Sebagaimana telah dikatakan bahwa moralitas memegang kunci sangat penting dalam mengatasi krisis. Kalau krisis moral sebagai hulu dari semua masalah, maka melalui moralitas pula krisis dapat diatasi. Indikator kemajuan bangsa tidak cukup diukur hanya dari kepandaian warganegaranya, tidak juga dari kekayaan alam yang dimiliki, namun hal yang lebih mendasar adalah sejauh mana bangsa tersebut memegang teguh moralitas. Moralitas memberi dasar, warna sekaligus penentu arah tindakan suatu bangsa. Moralitas dapat dibedakan menjadi tiga, yaitu moralitas individu, moralitas sosial dan moralitas mondial.
Moralitas individu lebih merupakan kesadaran tentang prinsip baik yang bersifat ke dalam, tertanam dalam diri manusia yang akan mempengaruhi cara berpikir dan bertindak. Seorang yang memiliki moralitas individu yang baik akan muncul dalam sikap dan perilaku seperti sopan, rendah hati, tidak suka menyakiti orang lain, toleran, suka menolong, bekerja keras, rajin belajar, rajin ibadah dan lain-lain.

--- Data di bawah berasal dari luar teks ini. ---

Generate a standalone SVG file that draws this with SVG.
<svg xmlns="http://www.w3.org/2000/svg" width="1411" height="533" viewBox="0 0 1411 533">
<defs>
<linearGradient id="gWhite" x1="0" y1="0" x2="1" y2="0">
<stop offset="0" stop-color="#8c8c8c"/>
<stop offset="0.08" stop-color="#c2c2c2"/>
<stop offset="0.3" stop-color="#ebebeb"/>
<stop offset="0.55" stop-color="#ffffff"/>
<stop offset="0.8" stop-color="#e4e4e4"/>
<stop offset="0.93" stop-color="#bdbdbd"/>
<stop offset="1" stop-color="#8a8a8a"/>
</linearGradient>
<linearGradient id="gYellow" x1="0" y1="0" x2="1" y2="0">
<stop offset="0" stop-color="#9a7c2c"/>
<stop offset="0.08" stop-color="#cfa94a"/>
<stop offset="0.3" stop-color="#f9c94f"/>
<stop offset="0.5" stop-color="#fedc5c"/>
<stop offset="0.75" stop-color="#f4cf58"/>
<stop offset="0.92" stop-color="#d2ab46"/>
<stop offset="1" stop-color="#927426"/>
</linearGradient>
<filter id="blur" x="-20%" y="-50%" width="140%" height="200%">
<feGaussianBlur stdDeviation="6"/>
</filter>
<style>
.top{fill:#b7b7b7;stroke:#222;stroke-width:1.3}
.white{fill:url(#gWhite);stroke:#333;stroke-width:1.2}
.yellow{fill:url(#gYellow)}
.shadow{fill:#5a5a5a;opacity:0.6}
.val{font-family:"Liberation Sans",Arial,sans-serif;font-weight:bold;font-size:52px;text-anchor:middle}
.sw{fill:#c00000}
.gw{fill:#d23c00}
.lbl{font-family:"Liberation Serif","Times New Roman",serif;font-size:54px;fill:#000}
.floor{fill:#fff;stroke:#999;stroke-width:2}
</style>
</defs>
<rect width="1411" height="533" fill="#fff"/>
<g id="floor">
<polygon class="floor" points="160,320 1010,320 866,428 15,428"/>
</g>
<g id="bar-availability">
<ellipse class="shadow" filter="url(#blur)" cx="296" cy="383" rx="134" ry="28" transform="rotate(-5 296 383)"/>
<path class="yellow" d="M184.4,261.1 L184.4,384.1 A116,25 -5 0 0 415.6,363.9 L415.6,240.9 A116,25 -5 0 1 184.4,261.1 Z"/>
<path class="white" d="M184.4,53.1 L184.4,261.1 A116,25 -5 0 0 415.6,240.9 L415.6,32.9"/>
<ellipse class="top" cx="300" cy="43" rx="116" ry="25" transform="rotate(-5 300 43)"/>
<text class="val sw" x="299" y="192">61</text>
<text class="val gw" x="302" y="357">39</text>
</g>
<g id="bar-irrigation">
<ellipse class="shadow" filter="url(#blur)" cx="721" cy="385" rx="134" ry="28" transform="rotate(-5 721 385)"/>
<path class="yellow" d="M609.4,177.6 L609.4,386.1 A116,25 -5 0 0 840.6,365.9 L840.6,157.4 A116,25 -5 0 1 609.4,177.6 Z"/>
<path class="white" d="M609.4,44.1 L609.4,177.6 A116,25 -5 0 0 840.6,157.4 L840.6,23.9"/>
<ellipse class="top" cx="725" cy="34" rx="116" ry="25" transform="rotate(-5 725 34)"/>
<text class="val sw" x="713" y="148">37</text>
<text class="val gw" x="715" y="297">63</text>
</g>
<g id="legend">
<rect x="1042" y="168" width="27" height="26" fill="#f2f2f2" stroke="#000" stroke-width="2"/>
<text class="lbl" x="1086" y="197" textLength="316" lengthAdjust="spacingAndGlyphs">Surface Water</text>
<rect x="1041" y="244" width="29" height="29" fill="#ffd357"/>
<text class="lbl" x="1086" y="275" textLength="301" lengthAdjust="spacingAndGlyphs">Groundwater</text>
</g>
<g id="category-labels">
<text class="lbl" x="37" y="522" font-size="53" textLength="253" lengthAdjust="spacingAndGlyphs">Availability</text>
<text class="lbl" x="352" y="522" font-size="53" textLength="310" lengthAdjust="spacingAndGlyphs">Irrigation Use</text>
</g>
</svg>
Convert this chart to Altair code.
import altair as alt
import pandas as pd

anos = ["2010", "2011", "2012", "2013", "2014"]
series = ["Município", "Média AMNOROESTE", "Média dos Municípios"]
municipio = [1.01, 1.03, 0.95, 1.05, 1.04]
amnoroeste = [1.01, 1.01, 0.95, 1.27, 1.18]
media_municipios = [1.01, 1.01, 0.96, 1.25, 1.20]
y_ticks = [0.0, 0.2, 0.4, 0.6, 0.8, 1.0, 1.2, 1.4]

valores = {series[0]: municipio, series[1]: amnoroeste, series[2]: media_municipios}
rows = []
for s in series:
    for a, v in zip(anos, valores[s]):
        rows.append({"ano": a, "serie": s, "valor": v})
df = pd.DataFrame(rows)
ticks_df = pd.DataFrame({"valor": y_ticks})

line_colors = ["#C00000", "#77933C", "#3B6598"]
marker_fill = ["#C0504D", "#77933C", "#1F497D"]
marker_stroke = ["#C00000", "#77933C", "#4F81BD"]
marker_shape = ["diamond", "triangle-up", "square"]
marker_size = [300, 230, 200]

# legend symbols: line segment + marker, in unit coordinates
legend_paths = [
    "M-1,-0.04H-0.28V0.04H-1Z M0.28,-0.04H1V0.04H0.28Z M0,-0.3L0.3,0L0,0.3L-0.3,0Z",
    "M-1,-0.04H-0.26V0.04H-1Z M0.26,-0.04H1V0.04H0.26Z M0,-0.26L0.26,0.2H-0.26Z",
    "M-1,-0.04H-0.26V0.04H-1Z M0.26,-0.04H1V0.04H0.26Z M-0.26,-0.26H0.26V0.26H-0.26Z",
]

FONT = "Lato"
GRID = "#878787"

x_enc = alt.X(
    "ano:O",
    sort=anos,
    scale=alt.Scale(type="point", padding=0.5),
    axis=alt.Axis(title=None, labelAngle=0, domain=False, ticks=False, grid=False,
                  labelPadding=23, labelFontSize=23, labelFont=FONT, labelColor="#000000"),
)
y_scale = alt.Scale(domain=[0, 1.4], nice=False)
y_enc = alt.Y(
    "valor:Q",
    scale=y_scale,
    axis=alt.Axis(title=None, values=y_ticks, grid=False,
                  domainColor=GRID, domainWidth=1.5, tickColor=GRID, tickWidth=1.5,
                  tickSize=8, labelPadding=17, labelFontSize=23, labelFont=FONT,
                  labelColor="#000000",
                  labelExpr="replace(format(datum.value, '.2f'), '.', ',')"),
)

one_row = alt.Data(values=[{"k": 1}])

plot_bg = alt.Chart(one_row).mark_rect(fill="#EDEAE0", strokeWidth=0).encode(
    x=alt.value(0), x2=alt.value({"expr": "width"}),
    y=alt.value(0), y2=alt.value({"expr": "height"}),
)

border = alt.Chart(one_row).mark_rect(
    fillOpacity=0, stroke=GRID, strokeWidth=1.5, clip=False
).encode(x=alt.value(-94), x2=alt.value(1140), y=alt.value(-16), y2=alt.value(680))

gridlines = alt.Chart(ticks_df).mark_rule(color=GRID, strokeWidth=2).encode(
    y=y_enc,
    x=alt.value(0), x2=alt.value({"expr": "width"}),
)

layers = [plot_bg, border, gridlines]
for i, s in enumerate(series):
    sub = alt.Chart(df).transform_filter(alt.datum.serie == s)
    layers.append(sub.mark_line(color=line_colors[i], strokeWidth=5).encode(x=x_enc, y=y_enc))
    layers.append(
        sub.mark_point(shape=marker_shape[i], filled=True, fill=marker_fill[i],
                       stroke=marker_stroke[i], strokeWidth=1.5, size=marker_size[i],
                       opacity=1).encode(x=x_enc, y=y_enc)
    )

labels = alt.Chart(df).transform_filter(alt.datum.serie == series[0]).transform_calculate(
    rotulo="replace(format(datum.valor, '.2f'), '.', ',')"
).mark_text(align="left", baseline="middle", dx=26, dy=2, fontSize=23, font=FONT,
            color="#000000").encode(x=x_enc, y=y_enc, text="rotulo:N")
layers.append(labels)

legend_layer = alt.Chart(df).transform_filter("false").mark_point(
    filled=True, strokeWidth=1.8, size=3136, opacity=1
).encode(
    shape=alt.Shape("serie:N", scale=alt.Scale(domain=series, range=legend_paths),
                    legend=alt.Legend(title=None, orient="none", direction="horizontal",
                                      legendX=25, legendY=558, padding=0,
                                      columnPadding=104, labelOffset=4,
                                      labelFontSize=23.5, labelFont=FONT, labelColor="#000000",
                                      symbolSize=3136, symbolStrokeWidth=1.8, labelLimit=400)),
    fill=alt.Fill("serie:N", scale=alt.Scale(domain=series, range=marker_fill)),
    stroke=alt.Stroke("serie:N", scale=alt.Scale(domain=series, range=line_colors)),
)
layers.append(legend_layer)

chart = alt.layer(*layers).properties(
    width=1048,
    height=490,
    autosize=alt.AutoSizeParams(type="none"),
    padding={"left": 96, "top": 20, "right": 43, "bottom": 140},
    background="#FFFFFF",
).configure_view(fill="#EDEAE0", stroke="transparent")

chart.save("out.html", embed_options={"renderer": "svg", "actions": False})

Moralitas ini muncul dari dalam, bukan karena dipaksa dari luar. Bahkan, dalam situasi amoral yang terjadi di luar dirinya, seseorang yang memiliki moralitas individu kuat akan tidak terpengaruh. Moralitas individu ini terakumulasi menjadi moralitas sosial, sehingga akan tampak perbedaan antara masyarakat yang bermoral tinggi dan rendah. Adapun moralitas mondial adalah moralitas yang bersifat universal yang berlaku di manapun dan kapanpun, moralitas yang terkait dengan keadilan, kemanusiaan, kemerdekaan, dan sebagainya. Moralitas sosial juga tercermin dari moralitas individu dalam melihat kenyataan sosial.
Bisa jadi seorang yang moral individunya baik tapi moral sosialnya kurang, hal ini terutama terlihat pada bagaimana mereka berinteraksi dengan masyarakat yang majemuk. Sikap toleran, suka membantu seringkali hanya ditujukan kepada orang lain yang menjadi bagian kelompoknya, namun tidak toleran kepada orang di luar kelompoknya. Sehingga bisa dikatakan bahwa moral sosial tidak cukup sebagai kumpulan dari moralitas individu, namun sesungguhnya lebih pada bagaimana individu melihat orang lain sebagai manusia yang memiliki harkat dan martabat kemanusiaan yang sama.